Inizio con un ricordo: qualche anno fa in caffetteria stavo accanto a un gruppo di giovani – uomini e donne – probabilmente sudafricani. Dal modo di fare si capiva che sapevano ancora combattere, lo vedevi dallo sguardo, dalla sicurezza delle movenze, le stesse che notai in un gruppo di giovani russi nei cui occhi si vedeva il retaggio di un duro addestramento militare. Per non parlare degli israeliani quando stanno in gruppo. Sia chiaro, parlo di impressioni personali, ma è tanto per dare un’idea del problema: alcune reazioni alla guerra in Ucraina dimostrano che vivere troppo a lungo in sicurezza può condurre a una certa perdita di realismo. Era il discorso che ci fece al liceo il prof di greco per spiegare la fine di Atene, che pur aveva vinto le guerre persiane qualche decennio prima: il benessere non ha mai prodotto soldati. Quasi 80 anni di pace assicurati dalla Nato hanno portato una parte della popolazione europea a scordare che la democrazia non è una conquista che valga per sempre, anzi si nota una certa simpatia per Putin e il suo governo autoritario. All’Ucraina si rimprovera la resistenza stessa a un’invasione militare, come se l’autodeterminazione dei popoli e la resistenza valgano solo altrove. Il rifiuto della guerra è dunque arrivato persino al rifiuto del diritto all’autodifesa e della ricerca di alleanze. Ma quando nemmeno Zelensky riesce a impostare la mobilitazione del proprio paese e i giovani scappano all’estero, difficile capire perché noi dovremmo essere più motivati di un soldato ucraino di leva. Se lui non vuole morire al fronte per difendere il proprio paese, a maggior ragione non vogliamo farlo noi che stiamo lontani, anche se neanche tanto. Se poi non bastano le brigate di volontari specializzati, difficilmente si può pensare a un esercito di coscritti mediamente addestrati ed equipaggiati, roba che andava bene al tempo della Guerra Fredda ma che ora non regge il passo della tecnologia e richiede un cambiamento di mentalità in chi pensa solo alla movida.

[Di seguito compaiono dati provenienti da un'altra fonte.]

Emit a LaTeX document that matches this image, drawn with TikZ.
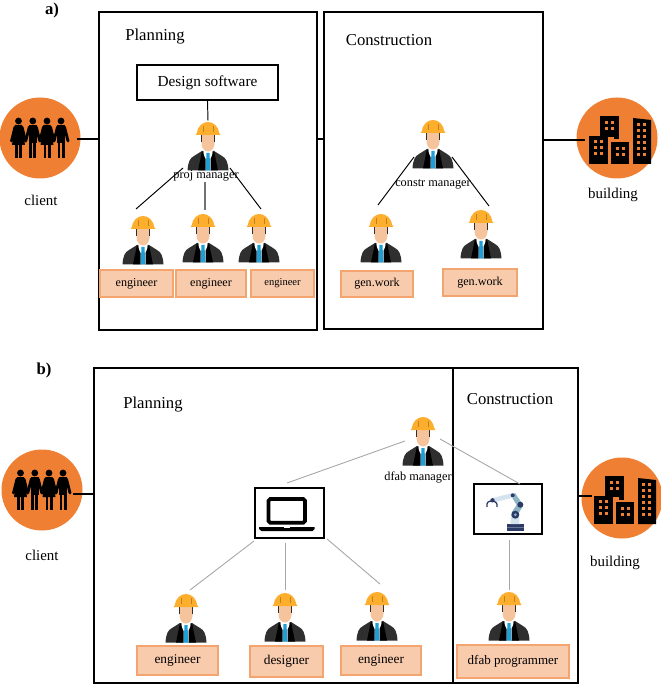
\documentclass[tikz,border=0pt]{standalone}
\usepackage{fontspec}
\setmainfont{Liberation Serif}
\def\px{0.02cm}
\definecolor{discorange}{HTML}{EE7F33}
\definecolor{tagfill}{HTML}{F8CBAD}
\definecolor{tagline}{HTML}{F4A46E}
\definecolor{hat}{HTML}{FDAE2C}
\definecolor{skin}{HTML}{F6C49C}
\definecolor{suit}{HTML}{2F2F2F}
\definecolor{tie}{HTML}{1E9FD8}
\definecolor{robotnavy}{HTML}{2B3A67}
\definecolor{robotlight}{HTML}{D5E3EE}
\definecolor{robotmid}{HTML}{8FB4C6}
\tikzset{
	frame/.style={draw, line width=0.7pt, inner sep=0pt},
	panel/.style={draw, line width=1.1pt, inner sep=0pt, fill=white},
	disc/.style={circle, fill=discorange, inner sep=0pt, minimum size=81*\px},
	tagbox/.style={draw=tagline, fill=tagfill, line width=0.6pt, inner sep=0pt, font=\fontsize{6.9}{8}\selectfont},
	title/.style={inner sep=0pt, font=\fontsize{9.5}{11}\selectfont},
	caption/.style={inner sep=0pt, font=\fontsize{8.5}{10}\selectfont},
	small/.style={inner sep=0pt, font=\fontsize{7}{8}\selectfont},
	partmark/.style={inner sep=0pt, font=\fontsize{9.5}{11}\selectfont\bfseries},
	spot/.style={inner sep=0pt, minimum width=44*\px, minimum height=50*\px},
	link/.style={line width=0.55pt},
	greylink/.style={line width=0.5pt, draw=black!35},
	% Worker with a helmet, origin at the middle of the figure
	worker/.pic={
		\fill[suit] (-20.5,24.5) .. controls (-20,16) and (-18,12) .. (-14,10) -- (-6,5) -- (6,5) -- (14,10) .. controls (18,12) and (20,16) .. (20.5,24.5) -- cycle;
		\fill[white] (-4.7,3) -- (4.7,3) -- (3,24.5) -- (-3,24.5) -- cycle;
		\fill[black] (-6,5) -- (-2.5,13) -- (-2.5,24.5) -- (-10,24.5) -- cycle;
		\fill[black] (6,5) -- (2.5,13) -- (2.5,24.5) -- (10,24.5) -- cycle;
		\fill[tie] (-1.5,7) -- (1.5,7) -- (2.3,24.5) -- (-2.3,24.5) -- cycle;
		\fill[skin] (-6.5,-12) -- (6.5,-12) -- (6.5,-2) .. controls (6,3) and (3,5.5) .. (0,5.5) .. controls (-3,5.5) and (-6,3) .. (-6.5,-2) -- cycle;
		\fill[suit] (-7.2,-12) rectangle (-6.3,-4);
		\fill[suit] (7.2,-12) rectangle (6.3,-4);
		\fill[hat] (-11,-12) .. controls (-11,-20) and (-5,-24) .. (0,-24) .. controls (5,-24) and (11,-20) .. (11,-12) -- cycle;
		\fill[hat] (-12.5,-11) -- (-10.5,-14) -- (10.5,-14) -- (12.5,-11) -- cycle;
		\fill[hat!75!black] (-5.5,-20) rectangle (-4.7,-14);
		\fill[hat!75!black] (4.7,-20) rectangle (5.5,-14);
	},
	% Four people holding hands
	people/.pic={
		\foreach \dx in {-21.5,-7.2,7,21} {
			\fill[black] (\dx,-17) circle (3.4);
			\draw[black, line width=1.6pt, line cap=round] (\dx-3.5,-11) -- (\dx-7,3);
			\draw[black, line width=1.6pt, line cap=round] (\dx+3.5,-11) -- (\dx+7,3);
			\fill[black] (\dx-3.5,4) rectangle (\dx-0.6,20);
			\fill[black] (\dx+0.6,4) rectangle (\dx+3.5,20);
		}
		\foreach \dx in {-21.5,7} {
			\fill[black] (\dx-3.5,-13) -- (\dx+3.5,-13) -- (\dx+6.5,7) -- (\dx-6.5,7) -- cycle;
		}
		\foreach \dx in {-7.2,21} {
			\fill[black] (\dx-4,-13) rectangle (\dx+4,5);
		}
	},
	% Three blocks and one tower
	city/.pic={
		\fill[black] (-17,-22) rectangle (1.5,-1);
		\fill[black] (-3.5,-1) rectangle (1.5,1.5);
		\fill[black] (-28,-2) rectangle (-9,26);
		\fill[black] (-6,4) rectangle (12,26);
		\fill[black] (16,-20) -- (34,-18) -- (34,26) -- (16,26) -- cycle;
		\foreach \wx in {-12,-6} \foreach \wy in {-17,-11} {
			\fill[discorange] (\wx,\wy) rectangle +(3.2,3.2);
		}
		\foreach \wx in {-23,-17} \foreach \wy in {2,8,14} {
			\fill[discorange] (\wx,\wy) rectangle +(3.2,3.2);
		}
		\foreach \wx in {-1,5} \foreach \wy in {9,15} {
			\fill[discorange] (\wx,\wy) rectangle +(3.2,3.2);
		}
		\foreach \wx in {20,26} \foreach \wy in {-15,-9,-3,3,9,15} {
			\fill[discorange] (\wx,\wy) rectangle +(3.2,3.2);
		}
	},
	laptop/.pic={
		\draw[black, line width=2.1pt, rounded corners=1pt] (-21,-14) rectangle (15.5,9.7);
		\fill[black] (-30.5,14) -- (25,14) -- (25,16) -- (23,18) -- (-28,18) -- (-30.5,16) -- cycle;
		\fill[white] (-6,14) rectangle (0,15);
	},
	robot/.pic={
		\fill[robotnavy] (-1,15) rectangle (15.5,22);
		\fill[robotnavy!70] (-1,17.5) rectangle (15.5,18.5);
		\fill[robotlight] (2.5,15) -- (11.5,15) -- (11,6) -- (3,6) -- cycle;
		\fill[robotmid] (3.5,3.5) -- (8.5,7.5) -- (15,-3) -- (10,-6) -- cycle;
		\fill[robotmid] (10,-2) -- (14.5,-5) -- (7,-16) -- (3,-13) -- cycle;
		\fill[robotlight] (4.5,-16) -- (5.5,-11.5) -- (-14.5,-6.5) -- (-15.5,-11) -- cycle;
		\fill[robotnavy] (7.3,5.7) circle (4);
		\fill[robotmid] (7.3,5.7) circle (1.5);
		\fill[robotnavy] (12.3,-4.3) circle (3);
		\fill[robotnavy] (4.7,-13.7) circle (2);
		\fill[robotnavy] (-15.5,-8.7) circle (2.2);
		\draw[robotnavy, line width=0.7pt] (-21,-2) .. controls (-22,-7) and (-19,-8) .. (-16,-8) .. controls (-13,-8) and (-10,-6) .. (-11,-2);
	}
}

\begin{document}
\begin{tikzpicture}[x=\px, y=-\px]
	\useasboundingbox (0,0) rectangle (661,685);

	% Part a: planning and construction frames
	\node[frame, minimum width=218*\px, minimum height=318*\px] (plan) at (208,171) {};
	\node[frame, minimum width=219*\px, minimum height=317*\px] (constr) at (433.5,170.5) {};
	\node[partmark] (marka) at (52,10) {a)};
	\node[title] (plantitle) at (155,37) {Planning};
	\node[title] (constrtitle) at (389,40) {Construction};

	% Client and building discs
	\node[disc] (client) at (40,138) {};
	\pic at (client) {people};
	\node[caption] (clientlabel) at (41,200) {client};
	\node[disc] (build) at (617,138) {};
	\pic at (build) {city};
	\node[caption] (buildlabel) at (613,195) {building};

	% Planning staff
	\node[panel, minimum width=141*\px, minimum height=35*\px, font=\fontsize{8.7}{10}\selectfont] (soft) at (207.5,82.5) {Design software};
	\node[spot] (pm) at (208,146) {};
	\pic at (pm) {worker};
	\node[small] (pmlabel) at (206,176) {proj manager};
	\node[spot] (e1) at (143,240) {};
	\pic at (e1) {worker};
	\node[spot] (e2) at (203,238) {};
	\pic at (e2) {worker};
	\node[spot] (e3) at (259,238) {};
	\pic at (e3) {worker};
	\node[tagbox, minimum width=73*\px, minimum height=27*\px] (t1) at (136.5,283.5) {engineer};
	\node[tagbox, minimum width=70*\px, minimum height=27*\px] (t2) at (211,283.5) {engineer};
	\node[tagbox, minimum width=63*\px, minimum height=27*\px, font=\fontsize{6}{7}\selectfont] (t3) at (282.5,283.5) {engineer};

	% Construction staff
	\node[spot] (cm) at (433,144) {};
	\pic at (cm) {worker};
	\node[small] (cmlabel) at (433,184) {constr manager};
	\node[spot] (g1) at (381,238) {};
	\pic at (g1) {worker};
	\node[spot] (g2) at (481,234) {};
	\pic at (g2) {worker};
	\node[tagbox, minimum width=72*\px, minimum height=26*\px] (t4) at (377,284) {gen.work};
	\node[tagbox, minimum width=74*\px, minimum height=27*\px] (t5) at (480,282.5) {gen.work};

	% Free ends of the part a connectors
	\coordinate (clientend) at (77,139);
	\coordinate (buildend) at (585,140);
	\coordinate (pmleft) at (183,168);
	\coordinate (pmmid) at (205,182);
	\coordinate (pmright) at (230,168);
	\coordinate (e1top) at (136,209);
	\coordinate (e2top) at (205,210);
	\coordinate (e3top) at (261,209);
	\coordinate (cmleft) at (414,157);
	\coordinate (cmright) at (452,157);
	\coordinate (g1top) at (378,205);
	\coordinate (g2top) at (489,206);

	% Part a connectors
	\draw[link, line width=0.75pt] (clientend) -- (clientend -| plan.west);
	\draw[link, line width=0.75pt] (plan.east |- clientend) -- (constr.west |- clientend);
	\draw[link, line width=0.75pt] (constr.east |- buildend) -- (buildend);
	\draw[link] (soft.south) -- (pm.north);
	\draw[link] (pmleft) -- (e1top);
	\draw[greylink, draw=black!55, line width=0.7pt] (pmmid) -- (e2top);
	\draw[link] (pmright) -- (e3top);
	\draw[link] (cmleft) -- (g1top);
	\draw[link] (cmright) -- (g2top);

	% Part b: one frame with a divider
	\node[partmark] (markb) at (44,370) {b)};
	\node[frame, minimum width=484*\px, minimum height=315*\px] (outer) at (336,525.5) {};
	\node[frame, minimum width=125*\px, minimum height=315*\px] (divide) at (515.5,525.5) {};
	\node[title] (plantitleb) at (153,405) {Planning};
	\node[title] (constrtitleb) at (510,399) {Construction};

	% Client and building discs
	\node[disc] (clientb) at (42,490) {};
	\pic at (clientb) {people};
	\node[caption] (clientlabelb) at (42,555) {client};
	\node[disc] (buildb) at (622,498) {};
	\pic at (buildb) {city};
	\node[caption] (buildlabelb) at (615,563) {building};

	% Manager with the laptop and the robot arm
	\node[spot] (dm) at (423,441) {};
	\pic at (dm) {worker};
	\node[small] (dmlabel) at (418,477) {dfab manager};
	\node[panel, minimum width=69*\px, minimum height=50*\px] (lap) at (289.5,513) {};
	\pic at (lap) {laptop};
	\node[panel, minimum width=68*\px, minimum height=50*\px] (rob) at (508,509) {};
	\pic at (rob) {robot};

	% Lower row of staff
	\node[spot] (w1) at (186,618) {};
	\pic at (w1) {worker};
	\node[spot] (w2) at (285,617) {};
	\pic at (w2) {worker};
	\node[spot] (w3) at (377,616) {};
	\pic at (w3) {worker};
	\node[spot] (w4) at (509,616) {};
	\pic at (w4) {worker};
	\node[tagbox, minimum width=81*\px, minimum height=29*\px, font=\fontsize{7.6}{9}\selectfont] (t6) at (177.5,660.5) {engineer};
	\node[tagbox, minimum width=73*\px, minimum height=31*\px, font=\fontsize{7.6}{9}\selectfont] (t7) at (286.5,661.5) {designer};
	\node[tagbox, minimum width=80*\px, minimum height=29*\px, font=\fontsize{7.6}{9}\selectfont] (t8) at (381,660.5) {engineer};
	\node[tagbox, minimum width=112*\px, minimum height=33*\px, font=\fontsize{7.4}{9}\selectfont] (t9) at (513,661.5) {dfab programmer};

	% Free ends of the part b connectors
	\coordinate (clientbend) at (73,494);
	\coordinate (buildbend) at (592,496);
	\coordinate (dmleft) at (405,441);
	\coordinate (dmright) at (440,439);
	\coordinate (lapin) at (287,483);
	\coordinate (robin) at (520,484);
	\coordinate (lapleft) at (254,541);
	\coordinate (lapmid) at (285,543);
	\coordinate (lapright) at (327,539);
	\coordinate (w1top) at (190,590);
	\coordinate (w2top) at (285,590);
	\coordinate (w3top) at (380,584);
	\coordinate (robdown) at (509,540);
	\coordinate (w4top) at (509,590);

	% Part b connectors
	\draw[link, line width=0.75pt] (clientbend) -- (clientbend -| outer.west);
	\draw[link, line width=0.75pt] (outer.east |- buildbend) -- (buildbend);
	\draw[greylink] (dmleft) -- (lapin);
	\draw[greylink] (dmright) -- (robin);
	\draw[greylink] (lapleft) -- (w1top);
	\draw[greylink] (lapmid) -- (w2top);
	\draw[greylink] (lapright) -- (w3top);
	\draw[greylink] (robdown) -- (w4top);
\end{tikzpicture}
\end{document}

Ma torniamo al problema: servono i numeri. I sistemi d’arma, gli aerei e le navi degli eserciti europei sono affidati a capaci professionisti e i reparti sono ben addestrati ed equipaggiati, ma negli ultimi trent’anni si è puntato tutto sulle operazioni internazionali e in ogni caso la dottrina NATO prevede il massimo uso della forza per un breve periodo, decisivo. Il fronte ucraino vede invece una logorante guerra di posizione prolungata del tempo, un tipo di conflitto antiquato che la Russia può permettersi ma non certo l’Europa. Siamo di fronte a due scuole di guerra completamente diverse e solo la fine del conflitto chiarirà se nei tempi lunghi le conseguenze sull’economia e sulla società russa saranno peggiori del previsto. Per ora non è facile far previsioni: la guerra è in corso e le informazioni sono falsate dalla propaganda, ma prima o poi i nodi verranno al pettine: immense risorse sono state spostate verso un’economia di guerra, ma la riconversione industriale e lo storno del bilancio dalle spese sociali prima o poi si faranno sentire in tutta la loro gravità. Sui tempi lunghi, s’intende. La Russia sta percorrendo la strada dell’instabilità finanziaria e del collasso economico e non è in grado di sostenere la guerra in Ucraina oltre la metà del 2026,  l’economia è gravemente condizionata e acquistare armi e munizioni che non producono nulla non migliora la situazione a lungo termine, anzi peggiora le cose. Una facile profezia? Della debolezza russa ne approfitterà la Cina, un alleato che presenta sempre il conto. L’arte della guerra di Sun Tzu – testo canonico cinese – non prevede necessariamente la battaglia per ottenere la vittoria finale.